Start of Given data

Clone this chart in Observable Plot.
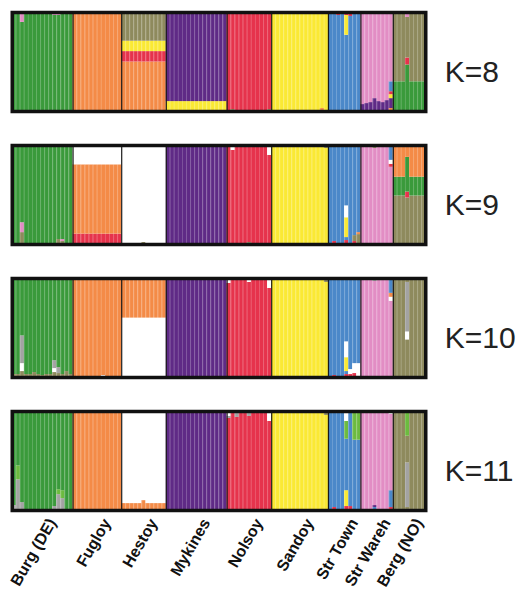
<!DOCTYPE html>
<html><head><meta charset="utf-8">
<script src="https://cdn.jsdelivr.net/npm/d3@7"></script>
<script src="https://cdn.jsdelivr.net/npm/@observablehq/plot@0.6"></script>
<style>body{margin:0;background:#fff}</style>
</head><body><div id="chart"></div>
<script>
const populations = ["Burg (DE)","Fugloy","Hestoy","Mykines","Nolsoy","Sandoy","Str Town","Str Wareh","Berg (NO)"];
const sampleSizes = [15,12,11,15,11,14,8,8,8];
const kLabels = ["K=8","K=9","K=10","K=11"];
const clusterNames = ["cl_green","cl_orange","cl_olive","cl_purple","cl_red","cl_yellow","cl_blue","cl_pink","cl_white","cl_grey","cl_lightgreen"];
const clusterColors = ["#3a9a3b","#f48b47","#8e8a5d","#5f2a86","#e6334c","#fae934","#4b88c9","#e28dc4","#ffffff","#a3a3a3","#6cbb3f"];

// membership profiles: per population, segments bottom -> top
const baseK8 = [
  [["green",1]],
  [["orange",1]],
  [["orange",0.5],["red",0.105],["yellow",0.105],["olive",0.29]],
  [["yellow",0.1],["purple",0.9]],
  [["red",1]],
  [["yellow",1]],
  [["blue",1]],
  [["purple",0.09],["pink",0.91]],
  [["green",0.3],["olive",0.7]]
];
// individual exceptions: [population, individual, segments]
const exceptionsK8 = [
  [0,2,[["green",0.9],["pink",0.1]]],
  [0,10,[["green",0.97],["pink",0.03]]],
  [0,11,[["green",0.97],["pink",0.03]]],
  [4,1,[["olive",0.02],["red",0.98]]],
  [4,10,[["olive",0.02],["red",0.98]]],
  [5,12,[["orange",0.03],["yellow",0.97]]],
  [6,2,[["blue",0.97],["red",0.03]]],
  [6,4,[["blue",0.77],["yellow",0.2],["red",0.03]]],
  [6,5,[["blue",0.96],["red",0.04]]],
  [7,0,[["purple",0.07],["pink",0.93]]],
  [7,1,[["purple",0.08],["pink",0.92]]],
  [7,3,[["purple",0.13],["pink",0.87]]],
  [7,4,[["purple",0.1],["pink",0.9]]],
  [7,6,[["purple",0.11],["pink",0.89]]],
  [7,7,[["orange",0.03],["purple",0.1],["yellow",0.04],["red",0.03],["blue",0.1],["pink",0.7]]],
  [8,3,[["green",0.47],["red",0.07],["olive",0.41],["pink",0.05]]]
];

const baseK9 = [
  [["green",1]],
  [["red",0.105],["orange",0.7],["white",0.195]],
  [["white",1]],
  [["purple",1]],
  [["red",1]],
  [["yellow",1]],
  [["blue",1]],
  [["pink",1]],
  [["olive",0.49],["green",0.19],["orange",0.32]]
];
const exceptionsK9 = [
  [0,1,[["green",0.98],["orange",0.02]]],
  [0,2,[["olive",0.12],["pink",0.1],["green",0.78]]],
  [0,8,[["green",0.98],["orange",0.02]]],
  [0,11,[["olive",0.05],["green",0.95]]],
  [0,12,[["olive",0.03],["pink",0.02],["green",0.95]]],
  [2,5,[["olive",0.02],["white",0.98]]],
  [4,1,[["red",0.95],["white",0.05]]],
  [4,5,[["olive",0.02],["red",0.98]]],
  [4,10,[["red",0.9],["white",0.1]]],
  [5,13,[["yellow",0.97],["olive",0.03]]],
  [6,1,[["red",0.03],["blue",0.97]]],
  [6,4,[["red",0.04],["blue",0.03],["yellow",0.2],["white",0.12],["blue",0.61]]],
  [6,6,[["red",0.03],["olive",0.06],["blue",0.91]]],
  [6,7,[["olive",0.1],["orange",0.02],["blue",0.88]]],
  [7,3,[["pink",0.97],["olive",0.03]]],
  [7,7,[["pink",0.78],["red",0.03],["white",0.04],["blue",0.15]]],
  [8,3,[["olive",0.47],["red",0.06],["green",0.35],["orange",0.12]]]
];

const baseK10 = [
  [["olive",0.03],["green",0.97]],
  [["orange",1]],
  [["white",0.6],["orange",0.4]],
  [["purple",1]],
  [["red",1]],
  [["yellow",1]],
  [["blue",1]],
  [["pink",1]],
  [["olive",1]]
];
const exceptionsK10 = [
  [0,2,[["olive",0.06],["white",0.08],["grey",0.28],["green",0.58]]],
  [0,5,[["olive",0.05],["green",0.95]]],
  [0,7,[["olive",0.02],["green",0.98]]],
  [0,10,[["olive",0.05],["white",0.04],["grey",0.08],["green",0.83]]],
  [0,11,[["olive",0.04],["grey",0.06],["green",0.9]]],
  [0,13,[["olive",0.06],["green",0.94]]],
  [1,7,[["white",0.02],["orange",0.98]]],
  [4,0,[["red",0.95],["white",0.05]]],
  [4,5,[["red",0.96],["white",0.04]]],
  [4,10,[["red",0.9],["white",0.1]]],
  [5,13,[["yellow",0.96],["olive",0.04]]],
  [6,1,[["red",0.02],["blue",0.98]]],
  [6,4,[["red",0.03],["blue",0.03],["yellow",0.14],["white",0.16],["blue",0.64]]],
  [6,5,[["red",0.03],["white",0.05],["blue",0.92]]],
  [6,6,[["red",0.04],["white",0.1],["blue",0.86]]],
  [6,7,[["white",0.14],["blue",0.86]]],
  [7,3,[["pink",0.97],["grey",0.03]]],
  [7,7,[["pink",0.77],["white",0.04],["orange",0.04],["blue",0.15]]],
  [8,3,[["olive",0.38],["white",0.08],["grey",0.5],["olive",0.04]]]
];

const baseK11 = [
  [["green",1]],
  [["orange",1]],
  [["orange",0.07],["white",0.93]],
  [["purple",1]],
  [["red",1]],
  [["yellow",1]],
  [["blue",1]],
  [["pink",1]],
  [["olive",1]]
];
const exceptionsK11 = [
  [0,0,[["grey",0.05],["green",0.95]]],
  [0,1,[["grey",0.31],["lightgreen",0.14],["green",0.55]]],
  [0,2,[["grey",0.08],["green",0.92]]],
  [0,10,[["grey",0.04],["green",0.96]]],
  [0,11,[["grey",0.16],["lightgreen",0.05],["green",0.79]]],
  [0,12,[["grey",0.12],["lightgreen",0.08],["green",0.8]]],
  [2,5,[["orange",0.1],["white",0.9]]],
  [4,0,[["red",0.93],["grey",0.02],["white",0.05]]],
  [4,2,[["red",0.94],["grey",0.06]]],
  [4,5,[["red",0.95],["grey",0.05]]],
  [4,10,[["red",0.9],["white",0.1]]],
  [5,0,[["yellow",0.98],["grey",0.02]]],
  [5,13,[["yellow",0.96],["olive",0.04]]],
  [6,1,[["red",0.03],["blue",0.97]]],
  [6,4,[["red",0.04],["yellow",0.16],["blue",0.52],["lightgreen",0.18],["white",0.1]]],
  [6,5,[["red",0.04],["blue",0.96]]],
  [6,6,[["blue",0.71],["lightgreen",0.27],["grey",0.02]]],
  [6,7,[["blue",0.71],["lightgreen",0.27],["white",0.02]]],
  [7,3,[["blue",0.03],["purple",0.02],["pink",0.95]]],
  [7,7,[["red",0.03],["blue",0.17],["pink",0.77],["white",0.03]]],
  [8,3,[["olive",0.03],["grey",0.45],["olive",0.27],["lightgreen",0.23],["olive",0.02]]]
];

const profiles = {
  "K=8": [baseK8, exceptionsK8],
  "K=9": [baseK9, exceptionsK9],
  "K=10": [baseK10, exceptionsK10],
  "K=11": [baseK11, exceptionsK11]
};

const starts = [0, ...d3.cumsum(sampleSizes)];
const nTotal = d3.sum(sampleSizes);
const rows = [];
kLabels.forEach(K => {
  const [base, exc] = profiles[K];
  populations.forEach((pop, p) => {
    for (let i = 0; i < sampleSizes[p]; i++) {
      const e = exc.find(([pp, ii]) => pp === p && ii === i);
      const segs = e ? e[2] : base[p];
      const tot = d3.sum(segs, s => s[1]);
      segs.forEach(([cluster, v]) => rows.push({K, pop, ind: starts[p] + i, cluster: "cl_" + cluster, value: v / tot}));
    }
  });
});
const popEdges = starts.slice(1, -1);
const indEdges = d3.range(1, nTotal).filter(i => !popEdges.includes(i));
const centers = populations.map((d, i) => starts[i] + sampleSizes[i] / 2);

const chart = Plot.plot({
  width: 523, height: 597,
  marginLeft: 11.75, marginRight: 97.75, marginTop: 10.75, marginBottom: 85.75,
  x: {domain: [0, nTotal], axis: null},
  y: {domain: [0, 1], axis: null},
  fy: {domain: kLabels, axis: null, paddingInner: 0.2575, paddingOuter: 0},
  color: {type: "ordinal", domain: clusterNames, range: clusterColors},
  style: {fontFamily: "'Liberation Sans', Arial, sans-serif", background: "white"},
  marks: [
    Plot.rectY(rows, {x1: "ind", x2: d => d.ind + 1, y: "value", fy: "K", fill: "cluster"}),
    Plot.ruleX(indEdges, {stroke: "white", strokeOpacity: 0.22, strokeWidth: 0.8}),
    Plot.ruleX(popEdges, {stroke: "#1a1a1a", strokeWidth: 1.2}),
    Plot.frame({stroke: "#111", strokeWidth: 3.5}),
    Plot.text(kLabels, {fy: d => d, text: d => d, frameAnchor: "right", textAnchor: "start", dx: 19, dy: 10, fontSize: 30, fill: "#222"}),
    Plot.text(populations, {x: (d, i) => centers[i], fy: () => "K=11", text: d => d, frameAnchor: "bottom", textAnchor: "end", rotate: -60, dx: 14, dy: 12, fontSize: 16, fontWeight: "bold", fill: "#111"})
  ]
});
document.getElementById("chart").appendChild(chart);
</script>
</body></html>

End of Given data

From the data, list each line in which the string "chart" appears.

Clone this chart in Observable Plot.
</head><body><div id="chart"></div>
const chart = Plot.plot({
document.getElementById("chart").appendChild(chart);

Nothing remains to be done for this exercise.